We all know the stats by now: that at 40mph, approximately 80 percent of pedestrians hit by cars die, while at 20mph, "only" 5% will expire as a result of motorists' typical hurry and carelessness.
The other effect of lower speed limits, of course, is that people who live in those traffic-calmed neighborhoods can now use more of their neighborhoods for personal and community activities, or for traveling about under their own power on foot and by bike. This reduces costs to cities (who don't have to rebuild roads so often) and improves personal and public health--as well as making everyone's lives more enjoyable, something you can't really put a price on, even in this cynical time.

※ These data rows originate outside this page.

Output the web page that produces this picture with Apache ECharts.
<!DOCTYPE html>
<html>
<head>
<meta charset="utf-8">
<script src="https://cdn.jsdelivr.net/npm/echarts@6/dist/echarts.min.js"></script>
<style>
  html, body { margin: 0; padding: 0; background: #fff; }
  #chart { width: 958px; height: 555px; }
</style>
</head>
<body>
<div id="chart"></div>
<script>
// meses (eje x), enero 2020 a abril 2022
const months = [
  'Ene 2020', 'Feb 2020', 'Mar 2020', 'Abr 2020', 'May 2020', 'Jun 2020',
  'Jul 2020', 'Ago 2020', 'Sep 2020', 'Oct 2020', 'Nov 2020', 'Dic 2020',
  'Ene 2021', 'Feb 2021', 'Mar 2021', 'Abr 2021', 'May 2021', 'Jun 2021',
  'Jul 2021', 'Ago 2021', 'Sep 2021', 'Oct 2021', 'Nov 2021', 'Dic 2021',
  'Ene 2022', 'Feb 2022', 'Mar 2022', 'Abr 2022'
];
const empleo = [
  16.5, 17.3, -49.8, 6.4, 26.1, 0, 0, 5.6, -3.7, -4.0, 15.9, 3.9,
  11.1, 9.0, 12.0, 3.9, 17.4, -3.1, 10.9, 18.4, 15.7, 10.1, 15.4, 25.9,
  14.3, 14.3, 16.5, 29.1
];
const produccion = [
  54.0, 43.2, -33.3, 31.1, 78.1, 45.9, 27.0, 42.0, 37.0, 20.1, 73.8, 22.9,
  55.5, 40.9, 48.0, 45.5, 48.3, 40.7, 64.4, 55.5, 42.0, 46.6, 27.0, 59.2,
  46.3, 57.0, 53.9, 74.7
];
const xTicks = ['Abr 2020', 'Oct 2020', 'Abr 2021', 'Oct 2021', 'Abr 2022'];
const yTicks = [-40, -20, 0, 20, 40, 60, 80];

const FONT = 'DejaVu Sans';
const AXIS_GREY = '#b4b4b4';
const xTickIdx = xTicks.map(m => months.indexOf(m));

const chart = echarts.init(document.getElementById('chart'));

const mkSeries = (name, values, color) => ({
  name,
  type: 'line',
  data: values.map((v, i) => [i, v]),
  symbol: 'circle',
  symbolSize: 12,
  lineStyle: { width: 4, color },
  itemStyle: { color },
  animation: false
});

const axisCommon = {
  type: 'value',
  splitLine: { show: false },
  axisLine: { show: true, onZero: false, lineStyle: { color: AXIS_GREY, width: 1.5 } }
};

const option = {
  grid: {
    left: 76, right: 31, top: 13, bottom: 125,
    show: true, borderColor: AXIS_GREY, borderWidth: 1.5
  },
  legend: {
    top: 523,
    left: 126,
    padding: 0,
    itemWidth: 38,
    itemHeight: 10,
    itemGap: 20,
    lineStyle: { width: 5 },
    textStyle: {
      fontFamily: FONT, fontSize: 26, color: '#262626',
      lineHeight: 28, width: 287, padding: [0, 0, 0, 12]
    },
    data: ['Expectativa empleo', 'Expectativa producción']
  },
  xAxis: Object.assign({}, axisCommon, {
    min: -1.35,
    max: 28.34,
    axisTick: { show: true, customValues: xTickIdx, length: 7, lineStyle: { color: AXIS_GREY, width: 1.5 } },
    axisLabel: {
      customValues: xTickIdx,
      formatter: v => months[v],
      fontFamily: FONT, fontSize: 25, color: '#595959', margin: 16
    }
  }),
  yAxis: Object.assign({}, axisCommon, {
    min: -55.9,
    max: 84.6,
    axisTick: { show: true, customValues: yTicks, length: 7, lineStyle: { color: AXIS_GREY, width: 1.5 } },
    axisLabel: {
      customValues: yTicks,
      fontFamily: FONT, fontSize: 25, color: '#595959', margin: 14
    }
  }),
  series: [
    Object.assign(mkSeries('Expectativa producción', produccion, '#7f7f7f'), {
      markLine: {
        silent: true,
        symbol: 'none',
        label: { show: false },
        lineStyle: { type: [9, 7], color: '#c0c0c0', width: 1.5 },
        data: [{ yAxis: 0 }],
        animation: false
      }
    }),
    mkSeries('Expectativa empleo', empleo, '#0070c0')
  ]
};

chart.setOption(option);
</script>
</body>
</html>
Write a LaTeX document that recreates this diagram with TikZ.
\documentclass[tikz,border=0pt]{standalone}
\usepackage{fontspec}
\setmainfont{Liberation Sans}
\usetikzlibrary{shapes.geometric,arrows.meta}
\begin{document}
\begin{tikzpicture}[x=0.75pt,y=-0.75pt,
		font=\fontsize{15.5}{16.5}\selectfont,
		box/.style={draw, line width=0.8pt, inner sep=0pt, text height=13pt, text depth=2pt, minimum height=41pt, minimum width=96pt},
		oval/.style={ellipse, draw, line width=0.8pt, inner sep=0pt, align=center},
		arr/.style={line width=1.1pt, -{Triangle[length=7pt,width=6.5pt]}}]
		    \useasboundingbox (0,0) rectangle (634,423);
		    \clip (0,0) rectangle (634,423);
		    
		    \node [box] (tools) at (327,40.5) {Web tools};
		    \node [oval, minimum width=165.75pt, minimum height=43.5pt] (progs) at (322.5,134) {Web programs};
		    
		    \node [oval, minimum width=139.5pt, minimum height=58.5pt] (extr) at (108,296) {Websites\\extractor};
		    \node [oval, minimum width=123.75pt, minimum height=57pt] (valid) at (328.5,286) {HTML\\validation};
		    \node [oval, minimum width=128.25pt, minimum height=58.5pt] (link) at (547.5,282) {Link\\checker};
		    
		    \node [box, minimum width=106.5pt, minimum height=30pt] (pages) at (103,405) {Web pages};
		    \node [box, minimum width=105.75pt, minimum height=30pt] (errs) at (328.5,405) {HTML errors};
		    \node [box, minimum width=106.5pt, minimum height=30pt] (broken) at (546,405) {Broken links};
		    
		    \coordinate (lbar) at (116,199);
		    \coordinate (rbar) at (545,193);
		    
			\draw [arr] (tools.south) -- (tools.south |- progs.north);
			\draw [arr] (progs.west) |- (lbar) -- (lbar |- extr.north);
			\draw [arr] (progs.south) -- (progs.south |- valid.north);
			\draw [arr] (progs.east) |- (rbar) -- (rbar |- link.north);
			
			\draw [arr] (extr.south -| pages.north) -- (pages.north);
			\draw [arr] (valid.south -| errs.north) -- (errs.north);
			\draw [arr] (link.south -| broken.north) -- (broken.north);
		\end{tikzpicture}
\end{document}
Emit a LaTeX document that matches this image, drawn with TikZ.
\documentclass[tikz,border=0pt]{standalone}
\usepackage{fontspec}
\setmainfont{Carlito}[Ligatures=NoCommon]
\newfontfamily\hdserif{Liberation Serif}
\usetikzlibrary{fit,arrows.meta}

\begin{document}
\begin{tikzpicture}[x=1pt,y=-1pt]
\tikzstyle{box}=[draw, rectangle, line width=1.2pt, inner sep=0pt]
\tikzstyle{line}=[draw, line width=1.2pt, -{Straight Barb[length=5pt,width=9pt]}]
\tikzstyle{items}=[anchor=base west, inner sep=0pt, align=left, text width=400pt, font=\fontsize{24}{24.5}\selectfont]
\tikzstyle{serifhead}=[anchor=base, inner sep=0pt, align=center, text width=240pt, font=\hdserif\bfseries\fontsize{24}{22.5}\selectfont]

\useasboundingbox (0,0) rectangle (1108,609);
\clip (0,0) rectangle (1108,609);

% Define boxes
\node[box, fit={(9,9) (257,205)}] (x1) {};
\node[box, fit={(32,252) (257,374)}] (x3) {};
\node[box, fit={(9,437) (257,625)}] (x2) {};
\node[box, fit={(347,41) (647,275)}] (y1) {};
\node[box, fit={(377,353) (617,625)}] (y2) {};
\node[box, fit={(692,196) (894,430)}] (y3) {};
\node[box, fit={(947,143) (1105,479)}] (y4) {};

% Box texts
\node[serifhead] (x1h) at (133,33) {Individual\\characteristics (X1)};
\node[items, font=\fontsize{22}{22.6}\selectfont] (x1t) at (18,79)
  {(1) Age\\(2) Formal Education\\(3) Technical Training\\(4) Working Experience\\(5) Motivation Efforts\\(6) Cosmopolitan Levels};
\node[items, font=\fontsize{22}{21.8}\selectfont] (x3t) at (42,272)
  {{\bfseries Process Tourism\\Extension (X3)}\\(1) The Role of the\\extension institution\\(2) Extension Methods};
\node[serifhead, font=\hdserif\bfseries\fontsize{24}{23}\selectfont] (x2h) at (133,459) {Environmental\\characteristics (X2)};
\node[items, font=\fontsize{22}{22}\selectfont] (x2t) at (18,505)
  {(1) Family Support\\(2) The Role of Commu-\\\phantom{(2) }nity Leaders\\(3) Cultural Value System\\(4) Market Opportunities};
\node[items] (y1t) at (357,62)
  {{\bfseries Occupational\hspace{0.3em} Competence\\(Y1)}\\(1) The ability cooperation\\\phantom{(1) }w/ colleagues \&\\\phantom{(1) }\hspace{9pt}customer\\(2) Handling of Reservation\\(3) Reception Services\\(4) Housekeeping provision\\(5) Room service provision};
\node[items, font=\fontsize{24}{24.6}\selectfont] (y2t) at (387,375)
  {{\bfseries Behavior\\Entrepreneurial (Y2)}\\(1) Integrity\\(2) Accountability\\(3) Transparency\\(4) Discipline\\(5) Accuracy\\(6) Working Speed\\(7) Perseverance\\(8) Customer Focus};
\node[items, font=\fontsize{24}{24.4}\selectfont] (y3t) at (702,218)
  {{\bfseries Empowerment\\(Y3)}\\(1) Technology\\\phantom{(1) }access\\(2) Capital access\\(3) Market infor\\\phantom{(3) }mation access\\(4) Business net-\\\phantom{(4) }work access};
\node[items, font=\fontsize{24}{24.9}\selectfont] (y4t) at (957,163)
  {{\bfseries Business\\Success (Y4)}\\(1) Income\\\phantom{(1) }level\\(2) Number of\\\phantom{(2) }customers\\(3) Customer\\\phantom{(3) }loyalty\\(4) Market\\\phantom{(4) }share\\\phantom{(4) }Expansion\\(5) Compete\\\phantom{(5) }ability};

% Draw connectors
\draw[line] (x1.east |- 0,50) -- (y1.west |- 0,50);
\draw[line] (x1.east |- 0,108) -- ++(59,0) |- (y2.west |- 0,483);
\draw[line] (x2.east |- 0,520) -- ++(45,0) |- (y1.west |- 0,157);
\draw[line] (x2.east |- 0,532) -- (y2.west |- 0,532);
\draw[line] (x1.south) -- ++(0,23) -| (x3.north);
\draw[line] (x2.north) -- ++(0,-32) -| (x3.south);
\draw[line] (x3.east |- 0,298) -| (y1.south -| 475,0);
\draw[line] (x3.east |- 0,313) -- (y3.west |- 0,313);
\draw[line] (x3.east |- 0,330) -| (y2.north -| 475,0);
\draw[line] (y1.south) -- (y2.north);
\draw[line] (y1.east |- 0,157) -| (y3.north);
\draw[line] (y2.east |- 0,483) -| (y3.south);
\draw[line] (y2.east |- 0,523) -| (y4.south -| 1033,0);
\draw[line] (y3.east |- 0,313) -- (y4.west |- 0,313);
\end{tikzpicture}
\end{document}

The one caveat in England's movement is that the cops want the speed limits to be "self-enforcing"--meaning based on structural changes in streets, not just a change of signs. That may sound cavalier, but they're right--well-arranged streets, that is, streets designed as civic spaces rather than sluiceways for cars, improve life, health, and community tremendously--and by freeing people from the structural mandate to invest in cars (and the high tax rates needed to support their use), they enrich economies as well.